One thing needs to be replicated before it's taken seriously. Setting aside the quality of the study itself, citing only one study in support of a politically-desired conclusion cannot be explained in any other way than a politically-motivated exercise. This is not a debatable point. This is Quantitative Research 101.

So I immediately sent out a memo to the APA governance committees who were now reviewing the report, in case they missed it – it was buried on then page 66 (in the actual released report, it's on page 68; look for the conclusion and note the lone citation in parentheses). There was no response.

Consistent Life, upon noting a quarter of Council members had changed with the new year, sent out its letter again. This time it got a response, and sent another response. I am aware that many other people sent letters as well, making various points.

I also sent a memo to all Council members on the idea that a better report would be one that pointed out where the consensus is and where the controversies still are, rather than taking one side in the controversy.

This takes me to the Council meeting of Wednesday, August 13, 2008. This was the first item on the agenda. Speaking for it were endorsers and people commenting that it was good science on the grounds that it was done by good scientists who had really worked hard on it.

I approached the microphone and started to speak as others had, but the president interrupted and said he didn't recognize me as a member of the Council; was I one?
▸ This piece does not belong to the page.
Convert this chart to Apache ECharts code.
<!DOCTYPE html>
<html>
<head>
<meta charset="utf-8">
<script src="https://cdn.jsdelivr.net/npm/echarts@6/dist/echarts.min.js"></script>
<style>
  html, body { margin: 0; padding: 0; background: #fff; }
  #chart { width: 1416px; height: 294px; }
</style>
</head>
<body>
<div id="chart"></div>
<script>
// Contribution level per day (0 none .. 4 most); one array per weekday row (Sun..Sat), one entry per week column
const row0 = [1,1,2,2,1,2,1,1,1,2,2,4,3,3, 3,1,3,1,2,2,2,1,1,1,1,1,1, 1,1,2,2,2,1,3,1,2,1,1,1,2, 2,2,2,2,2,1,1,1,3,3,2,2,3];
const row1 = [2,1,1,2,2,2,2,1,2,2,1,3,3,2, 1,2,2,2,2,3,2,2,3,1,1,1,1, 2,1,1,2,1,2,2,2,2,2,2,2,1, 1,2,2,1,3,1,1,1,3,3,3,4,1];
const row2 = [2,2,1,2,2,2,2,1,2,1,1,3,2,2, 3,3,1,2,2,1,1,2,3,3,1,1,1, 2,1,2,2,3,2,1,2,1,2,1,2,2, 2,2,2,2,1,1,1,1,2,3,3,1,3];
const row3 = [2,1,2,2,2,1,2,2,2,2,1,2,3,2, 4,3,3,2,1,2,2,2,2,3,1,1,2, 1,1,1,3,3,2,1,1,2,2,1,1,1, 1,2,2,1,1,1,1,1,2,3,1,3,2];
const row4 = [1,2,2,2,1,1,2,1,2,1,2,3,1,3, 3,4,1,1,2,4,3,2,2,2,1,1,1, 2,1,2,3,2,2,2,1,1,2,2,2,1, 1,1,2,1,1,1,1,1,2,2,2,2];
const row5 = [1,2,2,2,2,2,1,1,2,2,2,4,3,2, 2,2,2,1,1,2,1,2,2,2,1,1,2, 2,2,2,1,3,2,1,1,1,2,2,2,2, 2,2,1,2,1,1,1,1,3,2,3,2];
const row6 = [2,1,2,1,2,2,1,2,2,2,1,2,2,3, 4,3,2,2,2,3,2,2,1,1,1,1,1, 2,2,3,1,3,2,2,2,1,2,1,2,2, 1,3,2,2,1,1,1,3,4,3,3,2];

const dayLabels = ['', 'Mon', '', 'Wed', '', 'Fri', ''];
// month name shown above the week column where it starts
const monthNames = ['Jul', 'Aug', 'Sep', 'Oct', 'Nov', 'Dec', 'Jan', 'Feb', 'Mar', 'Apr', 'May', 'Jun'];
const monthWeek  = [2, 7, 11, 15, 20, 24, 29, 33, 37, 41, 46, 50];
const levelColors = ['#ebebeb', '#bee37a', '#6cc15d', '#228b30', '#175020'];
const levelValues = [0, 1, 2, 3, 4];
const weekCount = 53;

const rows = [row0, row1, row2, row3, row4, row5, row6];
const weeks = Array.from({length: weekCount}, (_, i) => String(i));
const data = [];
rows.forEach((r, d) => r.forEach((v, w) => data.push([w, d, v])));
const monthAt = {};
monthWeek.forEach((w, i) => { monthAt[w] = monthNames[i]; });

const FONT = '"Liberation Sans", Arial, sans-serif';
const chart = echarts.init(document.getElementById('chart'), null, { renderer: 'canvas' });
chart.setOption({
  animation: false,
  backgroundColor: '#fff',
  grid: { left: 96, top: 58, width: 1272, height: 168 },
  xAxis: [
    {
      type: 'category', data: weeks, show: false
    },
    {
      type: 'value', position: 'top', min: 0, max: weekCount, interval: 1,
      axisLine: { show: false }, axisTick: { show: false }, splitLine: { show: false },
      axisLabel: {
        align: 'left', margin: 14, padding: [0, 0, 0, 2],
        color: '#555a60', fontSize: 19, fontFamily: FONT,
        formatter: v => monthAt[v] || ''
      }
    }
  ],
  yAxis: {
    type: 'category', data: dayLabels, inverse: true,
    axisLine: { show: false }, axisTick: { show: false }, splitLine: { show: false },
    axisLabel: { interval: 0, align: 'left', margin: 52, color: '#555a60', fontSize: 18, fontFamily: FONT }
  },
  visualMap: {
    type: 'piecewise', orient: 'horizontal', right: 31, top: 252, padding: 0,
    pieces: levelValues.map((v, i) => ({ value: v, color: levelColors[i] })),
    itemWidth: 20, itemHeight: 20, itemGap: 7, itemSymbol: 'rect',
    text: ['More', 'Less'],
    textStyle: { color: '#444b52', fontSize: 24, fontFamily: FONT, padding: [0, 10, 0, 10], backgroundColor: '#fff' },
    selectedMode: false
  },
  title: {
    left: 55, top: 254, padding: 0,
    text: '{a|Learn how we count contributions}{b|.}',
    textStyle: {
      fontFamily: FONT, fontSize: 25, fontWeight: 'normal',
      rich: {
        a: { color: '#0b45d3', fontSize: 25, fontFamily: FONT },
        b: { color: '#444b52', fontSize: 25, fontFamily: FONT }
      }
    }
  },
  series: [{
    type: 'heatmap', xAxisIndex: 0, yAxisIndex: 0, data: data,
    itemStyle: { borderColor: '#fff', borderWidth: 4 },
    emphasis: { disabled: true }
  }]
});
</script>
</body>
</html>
I said no, he said I would need permission to speak, I asked for it, and he gave it so long as I was short.

I was told later that it is exceedingly rare that anyone outside of Council is allowed to speak at all.
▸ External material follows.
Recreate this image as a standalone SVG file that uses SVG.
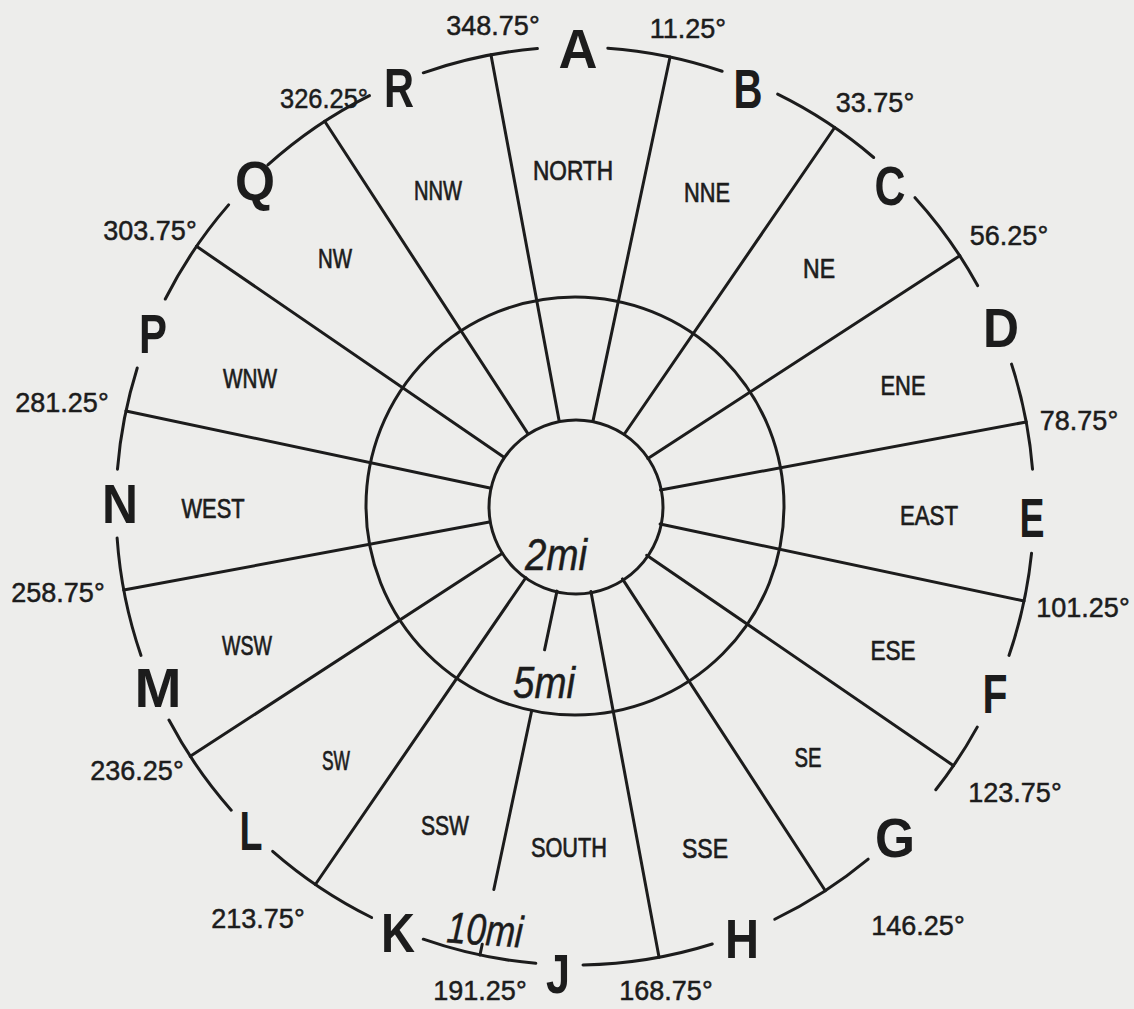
<svg xmlns="http://www.w3.org/2000/svg" width="1134" height="1009" viewBox="0 0 1134 1009">
<style>
.ln{stroke:#1c1c1c;stroke-width:3;fill:none;stroke-linecap:round}
.let{font-family:"Liberation Sans",Arial,sans-serif;font-weight:bold;font-size:56px;fill:#1c1c1c;text-anchor:middle}
.deg{font-family:"Liberation Sans",Arial,sans-serif;font-size:27px;fill:#1c1c1c;stroke:#1c1c1c;stroke-width:0.5;text-anchor:middle}
.sec{font-family:"Liberation Sans",Arial,sans-serif;font-size:27px;fill:#1c1c1c;stroke:#1c1c1c;stroke-width:0.7;text-anchor:middle}
.mi{font-family:"Liberation Sans",Arial,sans-serif;font-style:italic;font-size:44px;fill:#1c1c1c;stroke:#1c1c1c;stroke-width:0.5}
</style>
<rect x="0" y="0" width="1134" height="1009" fill="#ededeb"/>
<g id="circles" class="ln">
<circle cx="576" cy="507" r="87"/>
<circle cx="575" cy="506" r="209"/>
</g>
<g id="connectors" class="ln" transform="rotate(0.7 575 506)">
<line x1="591.97" y1="420.67" x2="664.55" y2="55.82"/>
<line x1="623.33" y1="433.66" x2="830.01" y2="124.36"/>
<line x1="647.34" y1="457.67" x2="956.64" y2="250.99"/>
<line x1="660.33" y1="489.03" x2="1025.18" y2="416.45"/>
<line x1="660.33" y1="522.97" x2="1025.18" y2="595.55"/>
<line x1="647.34" y1="554.33" x2="956.64" y2="761.01"/>
<line x1="623.33" y1="578.34" x2="830.01" y2="887.64"/>
<line x1="591.97" y1="591.33" x2="664.55" y2="956.18"/>
<line x1="558.03" y1="591.33" x2="546.32" y2="650.18"/>
<line x1="534.23" y1="710.99" x2="498.53" y2="890.43"/>
<line x1="487.60" y1="945.39" x2="485.45" y2="956.18"/>
<line x1="526.67" y1="578.34" x2="319.99" y2="887.64"/>
<line x1="502.66" y1="554.33" x2="193.36" y2="761.01"/>
<line x1="489.67" y1="522.97" x2="124.82" y2="595.55"/>
<line x1="489.67" y1="489.03" x2="124.82" y2="416.45"/>
<line x1="502.66" y1="457.67" x2="193.36" y2="250.99"/>
<line x1="526.67" y1="433.66" x2="319.99" y2="124.36"/>
<line x1="558.03" y1="420.67" x2="485.45" y2="55.82"/>
</g>
<g id="outer-arcs" class="ln">
<path d="M607.82 48.18 A459 459 0 0 1 722.17 71.23"/>
<path d="M777.65 94.16 A459 459 0 0 1 873.70 157.49"/>
<path d="M915.03 197.68 A459 459 0 0 1 977.61 285.58"/>
<path d="M1011.54 364.16 A459 459 0 0 1 1032.52 469.19"/>
<path d="M1031.57 553.18 A459 459 0 0 1 1009.0 655.44"/>
<path d="M977.23 727.12 A459 459 0 0 1 935.79 789.73"/>
<path d="M868.20 859.15 A459 459 0 0 1 774.77 919.24"/>
<path d="M712.26 944.0 A459 459 0 0 1 583.01 964.93"/>
<path d="M535.79 963.32 A459 459 0 0 1 423.30 939.20"/>
<path d="M371.63 917.49 A459 459 0 0 1 272.66 851.36"/>
<path d="M231.23 810.14 A459 459 0 0 1 168.98 720.07"/>
<path d="M141.0 655.44 A459 459 0 0 1 117.12 538.02"/>
<path d="M117.48 469.19 A459 459 0 0 1 137.24 367.97"/>
<path d="M165.30 299.05 A459 459 0 0 1 228.59 204.87"/>
<path d="M267.87 164.90 A459 459 0 0 1 369.48 95.59"/>
<path d="M423.30 72.80 A459 459 0 0 1 537.39 48.54"/>
</g>
<g id="letters">
<text id="A" class="let" x="578" y="68" textLength="39" lengthAdjust="spacingAndGlyphs">A</text>
<text id="B" class="let" x="748" y="108" textLength="29" lengthAdjust="spacingAndGlyphs">B</text>
<text id="C" class="let" x="890" y="205" textLength="31" lengthAdjust="spacingAndGlyphs">C</text>
<text id="D" class="let" x="1001" y="347" textLength="36" lengthAdjust="spacingAndGlyphs">D</text>
<text id="E" class="let" x="1032" y="537" textLength="25" lengthAdjust="spacingAndGlyphs">E</text>
<text id="F" class="let" x="995" y="713" textLength="25" lengthAdjust="spacingAndGlyphs">F</text>
<text id="G" class="let" x="895" y="857" textLength="40" lengthAdjust="spacingAndGlyphs">G</text>
<text id="H" class="let" x="742" y="958" textLength="34" lengthAdjust="spacingAndGlyphs">H</text>
<text id="J" class="let" x="558" y="993" textLength="24" lengthAdjust="spacingAndGlyphs">J</text>
<text id="K" class="let" x="398" y="952" textLength="34" lengthAdjust="spacingAndGlyphs">K</text>
<text id="L" class="let" x="251" y="850" textLength="23" lengthAdjust="spacingAndGlyphs">L</text>
<text id="M" class="let" x="158" y="707" textLength="47" lengthAdjust="spacingAndGlyphs">M</text>
<text id="N" class="let" x="120" y="523" textLength="36" lengthAdjust="spacingAndGlyphs">N</text>
<text id="P" class="let" x="153" y="353" textLength="28" lengthAdjust="spacingAndGlyphs">P</text>
<text id="Q" class="let" x="255" y="200" textLength="40" lengthAdjust="spacingAndGlyphs">Q</text>
<text id="R" class="let" x="399" y="107" textLength="30" lengthAdjust="spacingAndGlyphs">R</text>
</g>
<g id="angles">
<text class="deg" x="493" y="35">348.75°</text>
<text class="deg" x="688" y="38">11.25°</text>
<text class="deg" x="875" y="112">33.75°</text>
<text class="deg" x="1009" y="245">56.25°</text>
<text class="deg" x="1079" y="430">78.75°</text>
<text class="deg" x="1083" y="617">101.25°</text>
<text class="deg" x="1015" y="802">123.75°</text>
<text class="deg" x="918" y="935">146.25°</text>
<text class="deg" x="666" y="1000">168.75°</text>
<text class="deg" x="480" y="1000">191.25°</text>
<text class="deg" x="258" y="928">213.75°</text>
<text class="deg" x="137" y="780">236.25°</text>
<text class="deg" x="58" y="602">258.75°</text>
<text class="deg" x="62" y="412">281.25°</text>
<text class="deg" x="150" y="240">303.75°</text>
<text class="deg" x="324" y="108" textLength="88" lengthAdjust="spacingAndGlyphs">326.25°</text>
</g>
<g id="sectors">
<text class="sec" x="573" y="180" textLength="80" lengthAdjust="spacingAndGlyphs">NORTH</text>
<text class="sec" x="707" y="202" textLength="46" lengthAdjust="spacingAndGlyphs">NNE</text>
<text class="sec" x="819" y="278" textLength="32" lengthAdjust="spacingAndGlyphs">NE</text>
<text class="sec" x="903" y="395" textLength="45" lengthAdjust="spacingAndGlyphs">ENE</text>
<text class="sec" x="929" y="525" textLength="58" lengthAdjust="spacingAndGlyphs">EAST</text>
<text class="sec" x="893" y="660" textLength="45" lengthAdjust="spacingAndGlyphs">ESE</text>
<text class="sec" x="808" y="767" textLength="27" lengthAdjust="spacingAndGlyphs">SE</text>
<text class="sec" x="705" y="858" textLength="46" lengthAdjust="spacingAndGlyphs">SSE</text>
<text class="sec" x="569" y="857" textLength="76" lengthAdjust="spacingAndGlyphs">SOUTH</text>
<text class="sec" x="445" y="835" textLength="48" lengthAdjust="spacingAndGlyphs">SSW</text>
<text class="sec" x="336" y="770" textLength="28" lengthAdjust="spacingAndGlyphs">SW</text>
<text class="sec" x="247" y="655" textLength="50" lengthAdjust="spacingAndGlyphs">WSW</text>
<text class="sec" x="213" y="518" textLength="63" lengthAdjust="spacingAndGlyphs">WEST</text>
<text class="sec" x="250" y="388" textLength="54" lengthAdjust="spacingAndGlyphs">WNW</text>
<text class="sec" x="335" y="268" textLength="34" lengthAdjust="spacingAndGlyphs">NW</text>
<text class="sec" x="438" y="200" textLength="48" lengthAdjust="spacingAndGlyphs">NNW</text>
</g>
<g id="distances">
<text class="mi" x="525" y="570" textLength="62" lengthAdjust="spacingAndGlyphs">2mi</text>
<text class="mi" x="513" y="698" textLength="62" lengthAdjust="spacingAndGlyphs">5mi</text>
<text class="mi" x="447" y="945" font-size="47" textLength="76" lengthAdjust="spacingAndGlyphs" transform="rotate(4 485 930)">10mi</text>
</g>
</svg>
That may help account for the fact that ,once I made points similar to the above, no one commented on them. To this moment, I don't have an answer to the basic point of how one study, whether an excellent study or not, could possibly be reasonably seen as supporting a bold and ideologically-desired conclusion.

I'm an outsider who didn't even think to mention my credentials beyond the relevant point of being a reviewer.

One person did later comment on the letters Council members had received, with a smirk. No content was commented upon.

The vote to receive the report was near unanimous; I believe 6 abstentions. I asked the president-elect about this later, and he said that the vote was like a ribbon-cutting at a building; the building was already built, all the work had already gone in, so that point in time was too late.

I pointed out that I had been making these points all along, and he acknowledged that I had been making valid points all along since he had seen me doing it. I told him APA had made a mistake since it was going to lose lobbying influence as people discounted the idea that it was actually promoting science, and he didn't deny it; he thanked me for trying.

More studies are coming out, of course.

According to the logic of the report itself, if only one study can establish the conclusion, then in theory it should only take one study to knock it down, so long as the new study has the same strengths as the 13-year-old one.

But that would be taking the assumption that APA was actually interested in keeping up with real science, an assumption for which at this point I have no evidence.

The Report dismisses many of the studies of post-abortion trauma on the grounds that women were already traumatized by the time they showed up to the abortion clinic. This is surely true, but doesn't it then follow that it's highly irresponsible to simply give them surgery and then send them home?

If we have clear and undisputed information that a disproportionate amount of traumatized women (domestic abuse, substance abuse, etc.) are showing up at any medical location, how can it be reasonable medical care to not screen for this and provide opportunity for intervention?

I pointed this out in my review, but they didn't see this point as worthy of inclusion.

Meanwhile, the report does say that they do know that there are groups that have higher negative aftermath: teenagers, women who are pressured, women who have more than one, those abortions that late-term. This is information we can put forth as at least being a consensus among all reviewers.